Canny cultivation of the media
Dorothy Crenshaw, CEO and creative director of Crenshaw Communications, praised OWS’s canny cultivation of the media and public sympathy. Mayor Michael Bloomberg’s evacuation of Zuccotti Park seems to have strengthened the movement, she suggests. But she sees risks in the protesters’ tactics of shutting down streets and subway stations.
She adds: “If they start to disrupt the commute or work schedule of so-called ‘regular people’—part of that huge 99 percent who are just trying to get through the workday and earn a living—I think they risk losing the very group that should be most sympathetic.”
The movement’s PR efforts drew derision from Fraser P. Seitel, managing partner of Emerald Partners and author of The Practice of Public Relations. OWS, he says, has “botched an opportunity to capture public opinion and achieve something. Americans, by every measure, distrust the politicians who run Washington and lead major institutions. So public opinion was ripe for the plucking.”
However, the movement blew it by having no overriding purpose, stated goals, or visible leadership, he says, and it is increasingly perceived as a bunch of publicity-hungry complainers intent on disrupting others who are making a living.

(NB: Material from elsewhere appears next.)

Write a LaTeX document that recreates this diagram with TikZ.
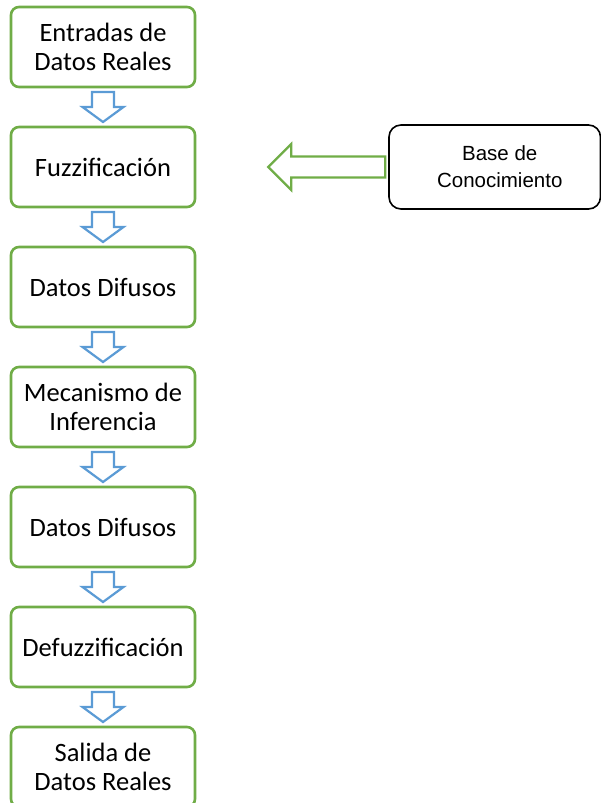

“Occupy Wall Street is right about one thing,” he says. “The whole world is watching. And it’s generally repulsed by what it’s seen.”
Workhouse’s Nelson says the on-the-ground movement’s messaging is led by a work group dedicated to PR, and it includes people who have backgrounds in communications. “They’re very savvy,” Nelson says.
Monitoring Twitter feeds Thursday, Crenshaw noted a savvy use of social media by protesters. It wasn’t just slogans and platitudes, she says, but what appeared to be firsthand experiences. Twitter users accused police of roughing up protesters, and @Washingtonpost said officers in Seattle pepper-sprayed an 84-year-old woman named Dorli Rainey.
Messaging through many channels
Reached by phone Thursday, protester Sandra Nurse said the public outreach has been extensive.
“We have great messaging that we’ve put a ton of work into,” Nurse said. “We’ve done social media, we’ve done press releases, we’ve done fliers. We’ve done every outlet we could do.”
The media office of the New York Stock Exchange, which OWS is seeking to shut down, declined to comment.
Peter Himler, of Flatiron Communications, says the movement fails from a PR perspective on a number of basic points. Typically, when a PR firm works with a client, you come up with the tangible business results you’d like to see; then you devise a strategy of press, content creation, or events.
OWS hasn’t decided what specific action it wants to achieve, he says.
“Other than the grousing about we don’t like the banks, we don’t like the government—I don’t know what the specific demands are,” says Himler, who has blogged about the movement from a PR point of view. “It’s a very unorthodox campaign whose primary goal, it seems to me, is just keeping the Occupy Wall Street protesters in the media, on television. ... But the coverage is the end for them, not the means to the end.”
On the contrary, says Workhouse’s Nelson. The messaging has caught fire worldwide.
“All of these [protests] are symbolic,” he says. “All of these are to keep it front-page, top-of-mind, international news. And they have accomplished that. What started as youth in a park is now a global movement... in 951 cities and so many countries. And it grows every day.”
Workhouse lists clients such as Virgin Megastore, Interview Magazine, and the Rubin Museum of Art. Some might be shy about working with a firm that takes on a controversial movement, but Nelson says his clients haven’t minded.
“I don’t think that Occupy Wall Street was saying that big brands shouldn’t live,” Nelson says. “I don’t think that they were saying that nobody should shop at Macy’s. What they were really saying that everybody’s entitled to the same things: a job, family, relief from economic injustice. It’s the idea that we’re all one layoff away from joining youth in a park.”